I'm also very heavy on the dialogue, Shannon, but I tend to think that HELPS my page count. LOL.

Thanks again, Deidre, for the fascinating discussion topic.

Deidre Knight said...

I tend to do my polishing up when it's noisy. My quiet time is so rare that I have to go, go, go. Then, when I'm: in an airport, on a plane, sitting while my kids watch a movie, whatever, I can polish and streamline. I think my work style emerges quite a bit from the pace of my life.

I love big dialogue sections! LOL! It's so fun to just roll and roll and then realize you've jammed out 10 pages pretty easily. :)
D

Jeanne Damoff said...

Like Diana, I edit as I write, so I rarely produce what could be called a true first draft. However, if ideas are flowing fast and furious, I go ahead and spew the story, refusing to succumb to Perfectionist Man's anal insistence that I labor over each phrase until I've composed the verbal equivalent of a Mozart concerto. :P

But then, when I go back and re-read the previous chapter before launching into the next--to get my bearings and whatnot--I inevitably wind up pruning and polishing before I can stand to move on.

I also work best with big chunks of uninterrupted time. I love getting lost in my characters' heads. Once I reach that zone, I don't want anyone or anything to call me back until I've come to a place of closure. I know some people can do ten minutes in/ten minutes out, but it pushes me to the edge of schizophrenia.

Yeah, so, I sort of went off on a ramble there.

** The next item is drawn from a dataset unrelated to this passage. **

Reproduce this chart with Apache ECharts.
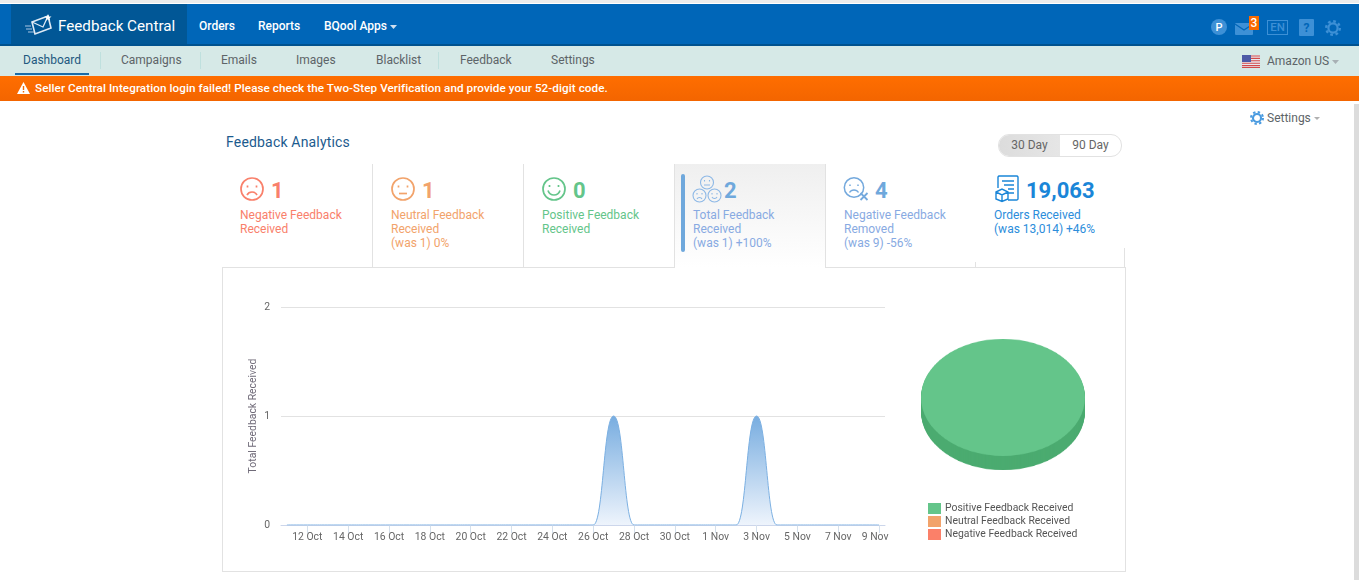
<!DOCTYPE html>
<html><head><meta charset="utf-8">
<script src="https://cdn.jsdelivr.net/npm/echarts@6/dist/echarts.min.js"></script>
<style>
html,body{margin:0;padding:0;width:1359px;height:580px;overflow:hidden;background:#fff;font-family:Roboto,sans-serif;}
.a{position:absolute;white-space:nowrap;}
#chart{position:absolute;left:0;top:0;width:1359px;height:580px;}
#pie{position:absolute;left:913px;top:336px;width:180px;height:200px;transform-origin:0 0;transform:scaleY(0.7134);}
.nav{color:#fff;font-size:12px;font-weight:500;top:19px;line-height:15px;}
.sub{color:#5d6468;font-size:12px;top:53px;line-height:14px;}
.sep{position:absolute;width:1px;top:52px;height:17px;background:#bfe0de;}
.vl{position:absolute;width:1px;background:#e2e2e2;}
.hl{position:absolute;height:1px;background:#e2e2e2;}
.num{font-size:22px;font-weight:700;top:178px;line-height:26px;}
.lab{font-size:12px;line-height:14px;top:208px;white-space:nowrap;position:absolute;}
svg{position:absolute;overflow:visible;}
</style></head><body>
<div class="a" style="left:0;top:0;width:1359px;height:3px;background:#ececec"></div>
<div class="a" style="left:0;top:4px;width:1359px;height:40px;background:#0066b8"></div>
<div class="a" style="left:0;top:44px;width:1359px;height:2px;background:#00528f"></div>
<div class="a" style="left:0;top:46px;width:1359px;height:30px;background:#d6e9e7"></div>
<div class="a" style="left:11px;top:4px;width:176px;height:40px;background:#015796"></div>
<svg style="left:24px;top:13px" width="30" height="24" viewBox="0 0 30 24"><path d="M8 9 L24 3 L27 15 L11 21 Z" fill="none" stroke="#dfeaf5" stroke-width="1.6"/><path d="M8 9 L19 14 L24 3" fill="none" stroke="#dfeaf5" stroke-width="1.3"/><path d="M1 13h6M2 16h6M4 19h6" stroke="#a9c6e2" stroke-width="1.2"/><path d="M24 1 l1 2.4 2.5.2-2 1.6.7 2.5-2.2-1.4-2.2 1.4.7-2.5-2-1.6 2.5-.2z" fill="#fff"/></svg>
<div class="a" style="left:58px;top:16px;color:#fff;font-size:15.2px;line-height:20px;">Feedback Central</div>
<div class="a nav" style="left:199px">Orders</div>
<div class="a nav" style="left:258px">Reports</div>
<div class="a nav" style="left:324px">BQool Apps</div>
<svg style="left:390px;top:25px" width="7" height="4"><path d="M0 0h7L3.5 4z" fill="#cfe0f0"/></svg>
<svg style="left:1211px;top:19px" width="16" height="16"><circle cx="8" cy="8" r="8" fill="#3d90d6"/><text x="8" y="12" font-size="11" font-weight="500" font-family="Roboto" fill="#fff" text-anchor="middle">P</text></svg>
<svg style="left:1235px;top:23px" width="18" height="12"><rect width="18" height="12" rx="1" fill="#3d90d6"/><path d="M0 1 L9 7 L18 1" fill="none" stroke="#0066b8" stroke-width="1.2"/></svg>
<div class="a" style="left:1249px;top:16px;width:10px;height:14px;background:#f96a00;color:#fff;font-size:12px;line-height:14px;text-align:center;font-weight:500;">3</div>
<div class="a" style="left:1267px;top:20px;width:19px;height:13px;border:1px solid #3d90d6;color:#3d90d6;font-size:11.5px;line-height:13px;text-align:center;font-weight:500;">EN</div>
<svg style="left:1299px;top:19px" width="15" height="17"><rect width="15" height="17" rx="1" fill="#3d90d6"/><text x="7.5" y="13" font-size="12" font-weight="700" font-family="Roboto" fill="#0066b8" text-anchor="middle">?</text></svg>
<svg style="left:1325px;top:20px" width="16" height="16" viewBox="0 0 16 16"><circle cx="8" cy="8" r="4.6" fill="none" stroke="#3d90d6" stroke-width="2.2"/><circle cx="8" cy="8" r="6.8" fill="none" stroke="#3d90d6" stroke-width="2.4" stroke-dasharray="2.7 2.64"/></svg>

<div class="a sub" style="left:23px;color:#22587f">Dashboard</div>
<div class="a" style="left:15px;top:73px;width:74px;height:2px;background:#1a6ba8"></div>
<div class="sep" style="left:100px"></div>
<div class="a sub" style="left:121px">Campaigns</div>
<div class="sep" style="left:200px"></div>
<div class="a sub" style="left:221px">Emails</div>
<div class="a sub" style="left:296px">Images</div>
<div class="a sub" style="left:376px">Blacklist</div>
<div class="sep" style="left:438px"></div>
<div class="a sub" style="left:460px">Feedback</div>
<div class="a sub" style="left:551px">Settings</div>
<svg style="left:1242px;top:55px" width="18" height="13"><rect width="18" height="13" fill="#e8e8ee"/><path d="M0 1h18M0 3.4h18M0 5.8h18M0 8.2h18M0 10.6h18M0 12.5h18" stroke="#d24a4a" stroke-width="1.1"/><rect width="9" height="7" fill="#4d5aa6"/></svg>
<div class="a sub" style="left:1267px;top:54px">Amazon US</div>
<svg style="left:1332px;top:60px" width="7" height="4"><path d="M0 0h7L3.5 4z" fill="#a8b0b4"/></svg>

<div class="a" style="left:0;top:76px;width:1359px;height:25px;background:linear-gradient(#ff6e00,#f36500)"></div>
<svg style="left:17px;top:82px" width="13" height="12"><path d="M6.5 0L13 12H0z" fill="#fff"/><path d="M6.5 4v4M6.5 9v1.5" stroke="#f36a00" stroke-width="1.4"/></svg>
<div class="a" style="left:35px;top:81px;color:#fff;font-size:11.7px;font-weight:500;line-height:15px;letter-spacing:.065px;">Seller Central Integration login failed! Please check the Two-Step Verification and provide your 52-digit code.</div>

<div class="a" style="left:1354px;top:104px;width:5px;height:476px;background:#dcdcdc"></div>
<svg style="left:1250px;top:111px" width="14" height="14" viewBox="0 0 16 16"><circle cx="8" cy="8" r="4.6" fill="none" stroke="#4a9be0" stroke-width="2.4"/><circle cx="8" cy="8" r="6.8" fill="none" stroke="#4a9be0" stroke-width="2.4" stroke-dasharray="2.7 2.64"/></svg>
<div class="a sub" style="left:1267px;top:111px">Settings</div>
<svg style="left:1314px;top:117px" width="6" height="3"><path d="M0 0h6L3 3z" fill="#b0b0b0"/></svg>

<div class="a" style="left:226px;top:134px;color:#1c5b8e;font-size:14px;line-height:17px;letter-spacing:.18px;">Feedback Analytics</div>
<div class="a" style="left:998px;top:134px;width:122px;height:21px;border:1px solid #e2e2e2;border-radius:11px;overflow:hidden;color:#666;font-size:12px;line-height:21px;">
 <span class="a" style="left:0;top:0;width:61px;height:21px;background:linear-gradient(90deg,#dcdcdc,#e6e6e6);text-align:center;">30 Day</span>
 <span class="a" style="left:61px;top:0;width:61px;height:21px;text-align:center;">90 Day</span>
</div>

<div class="a" style="left:675px;top:164px;width:150px;height:103px;background:linear-gradient(#efefef,#fff)"></div>
<div class="a" style="left:681px;top:174px;width:4px;height:78px;border-radius:2px;background:#6fa8dc"></div>
<div class="vl" style="left:372px;top:164px;height:103px"></div>
<div class="vl" style="left:523px;top:164px;height:103px"></div>
<div class="vl" style="left:674px;top:164px;height:103px"></div>
<div class="vl" style="left:825px;top:164px;height:103px"></div>
<div class="vl" style="left:975px;top:262px;height:5px"></div>
<div class="vl" style="left:1124px;top:248px;height:19px"></div>
<div class="hl" style="left:222px;top:267px;width:453px"></div>
<div class="hl" style="left:825px;top:267px;width:301px"></div>
<div class="vl" style="left:222px;top:267px;height:305px"></div>
<div class="vl" style="left:1125px;top:267px;height:305px"></div>
<div class="hl" style="left:222px;top:571px;width:904px"></div>

<svg style="left:240px;top:177px" width="24" height="24" viewBox="0 0 24 24" fill="none" stroke="#f9806b" stroke-width="1.7"><circle cx="12" cy="12" r="11"/><path d="M7 18c2-4 8-4 10 0"/><path d="M7.5 8.5v2M16.5 8.5v2"/></svg>
<div class="a num" style="left:271px;color:#f9806b">1</div>
<div class="lab" style="left:240px;color:#f9806b">Negative Feedback<br>Received</div>

<svg style="left:391px;top:177px" width="24" height="24" viewBox="0 0 24 24" fill="none" stroke="#f2a36b" stroke-width="1.7"><circle cx="12" cy="12" r="11"/><path d="M8 16.5h8"/><path d="M7.5 8.5v2M16.5 8.5v2"/></svg>
<div class="a num" style="left:422px;color:#f2a36b">1</div>
<div class="lab" style="left:391px;color:#f2a36b">Neutral Feedback<br>Received<br>(was 1) 0%</div>

<svg style="left:542px;top:177px" width="24" height="24" viewBox="0 0 24 24" fill="none" stroke="#64c58a" stroke-width="1.7"><circle cx="12" cy="12" r="11"/><path d="M6 13.5c2 6 10 6 12 0"/><path d="M7.5 8v2M16.5 8v2"/></svg>
<div class="a num" style="left:573px;color:#64c58a">0</div>
<div class="lab" style="left:542px;color:#64c58a">Positive Feedback<br>Received</div>

<svg style="left:692px;top:175px" width="30" height="28" viewBox="0 0 30 28" fill="none" stroke="#8db8e6" stroke-width="1.1"><circle cx="15" cy="7.5" r="6.5"/><circle cx="7.5" cy="20.5" r="6.5"/><circle cx="22.5" cy="20.5" r="6.5"/><path d="M12 10h6M5 24c1-2 4-2 5 0M20 22c1 2 4 2 5 0"/><path d="M12.5 5v1.5M17.5 5v1.5M5 18v1.5M10 18v1.5M20 18v1.5M25 18v1.5"/></svg>
<div class="a num" style="left:724px;color:#6fa8dc">2</div>
<div class="lab" style="left:693px;color:#88aae2">Total Feedback<br>Received<br>(was 1) +100%</div>

<svg style="left:843px;top:177px" width="28" height="24" viewBox="0 0 28 24" fill="none" stroke="#74a9dd" stroke-width="1.5"><circle cx="11" cy="10.5" r="9.7"/><path d="M6.5 15.5c2-3.5 7-3.5 9 0"/><path d="M7 7.5v1.5M15 7.5v1.5"/><path d="M17.5 16l7 7M24.5 16l-7 7" stroke-width="1.8"/></svg>
<div class="a num" style="left:875px;color:#6fa8dc">4</div>
<div class="lab" style="left:844px;color:#88aae2">Negative Feedback<br>Removed<br>(was 9) -56%</div>

<svg style="left:995px;top:175px" width="24" height="27" viewBox="0 0 24 27" fill="none" stroke="#1a86d8" stroke-width="1.4"><path d="M3 13V2a1.5 1.5 0 0 1 1.5-1h17A1.5 1.5 0 0 1 23 2v22a1.5 1.5 0 0 1-1.5 1H13"/><path d="M7 6h12M9 10h10M13 14h6M13 18h6"/><path d="M1 17l6-3 6 3v7l-6 2.5L1 24zM1 17l6 3 6-3M7 20v6"/></svg>
<div class="a" style="left:1026px;top:178px;font-size:22px;font-weight:700;line-height:26px;color:#1a86d8;">19,063</div>
<div class="lab" style="left:994px;color:#2c8ddb">Orders Received<br>(was 13,014) +46%</div>

<div id="chart"></div>
<div id="pie"></div>
<script>
var dates = ['11 Oct','12 Oct','13 Oct','14 Oct','15 Oct','16 Oct','17 Oct','18 Oct','19 Oct','20 Oct','21 Oct','22 Oct','23 Oct','24 Oct','25 Oct','26 Oct','27 Oct','28 Oct','29 Oct','30 Oct','31 Oct','1 Nov','2 Nov','3 Nov','4 Nov','5 Nov','6 Nov','7 Nov','8 Nov','9 Nov'];
var totalFeedback = [0,0,0,0,0,0,0,0,0,0,0,0,0,0,0,0,1,0,0,0,0,0,0,1,0,0,0,0,0,0];
var labelledDays = [1,3,5,7,9,11,13,15,17,19,21,23,25,27,29];
var yTicks = [0,1,2];
var pieNames = ['Positive Feedback Received','Neutral Feedback Received','Negative Feedback Received'];
var pieValues = [2,0,0];
var pieColors = ['#64c58a','#f2a36b','#fb8069'];
var pieSideColor = '#4bab70';

var pieData = pieNames.map(function(n,i){return {name:n,value:pieValues[i],itemStyle:{color:pieColors[i]}};});
var main = echarts.init(document.getElementById('chart'),null,{renderer:'canvas'});
main.setOption({
  animation:false,
  backgroundColor:'transparent',
  textStyle:{fontFamily:'Roboto'},
  grid:{left:281,right:474,top:307,bottom:55},
  legend:{orient:'vertical',left:928,top:503,padding:0,itemWidth:13,itemHeight:11,itemGap:2,icon:'rect',selectedMode:false,
    data:pieNames,textStyle:{color:'#555',fontSize:10.4,fontFamily:'Roboto',padding:[0,0,0,-1]}},
  xAxis:{type:'value',min:-0.29,max:29.29,
    axisLine:{show:true,onZero:false,lineStyle:{color:'#ccd6eb'}},
    axisTick:{show:true,length:8,customValues:labelledDays,lineStyle:{color:'#d5e0ec'}},
    splitLine:{show:false},
    axisLabel:{customValues:labelledDays,margin:7,color:'#666',fontSize:10.4,
      formatter:function(v){return v===29?'{last|'+dates[v]+'}':dates[v];},
      rich:{last:{color:'#666',fontSize:10.4,padding:[0,8,0,0]}}}},
  yAxis:{type:'value',min:0,max:2,interval:1,
    name:'Total Feedback Received',nameLocation:'middle',nameGap:23,nameRotate:90,
    nameTextStyle:{color:'#6f6a78',fontSize:10.4},
    axisLine:{show:false},axisTick:{show:false},
    splitLine:{lineStyle:{color:'#e2e2e2'}},
    axisLabel:{margin:11,color:'#666',fontSize:10.4,padding:[0,0,4,0],
      formatter:function(v){return yTicks.indexOf(v)>=0?String(v):'';}}},
  series:[
    {type:'line',name:'Total Feedback Received',smooth:0.5,smoothMonotone:'x',showSymbol:false,silent:true,
     data:totalFeedback.map(function(v,i){return [i,v];}),
     lineStyle:{color:'#7cb0e2',width:1},
     areaStyle:{opacity:1,color:new echarts.graphic.LinearGradient(0,0,0,1,[{offset:0,color:'#78ade0'},{offset:1,color:'#eef4fc'}])}},
    {type:'pie',radius:[0,0],center:[1003,400],silent:true,label:{show:false},labelLine:{show:false},data:pieData}
  ]
});

var pie = echarts.init(document.getElementById('pie'),null,{renderer:'canvas'});
var pieSeries = [];
for (var d=20;d>=0;d--){
  pieSeries.push({type:'pie',radius:[0,82],center:[90,86+d],silent:true,z:20-d,label:{show:false},labelLine:{show:false},
    data:pieNames.map(function(n,i){return {name:n,value:pieValues[i],itemStyle:{color:d===0?pieColors[i]:pieSideColor}};})});
}
pie.setOption({animation:false,backgroundColor:'transparent',series:pieSeries});
</script>
</body></html>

I'll stop now.

Marley Gibson said...

My ears were burning! LOL! When I'm in the writing groove, I can really crank anywhere from 12 to 20 pages. And yes, the 85 WPM does help, but I think what it is is that when I'm in the blood fever of a story, I see it in my head like a motion picture. At that point, with the fast typing, I'm just literally transcribing what I'm seeing in my head. LOL...only other writers would understand this, eh? = )

Deidre Knight said...

Marley, you sound just like Gena! I think my fast typing (about 90-95 wpm) definitely makes a difference. I hadn't actually thought about that! LOL!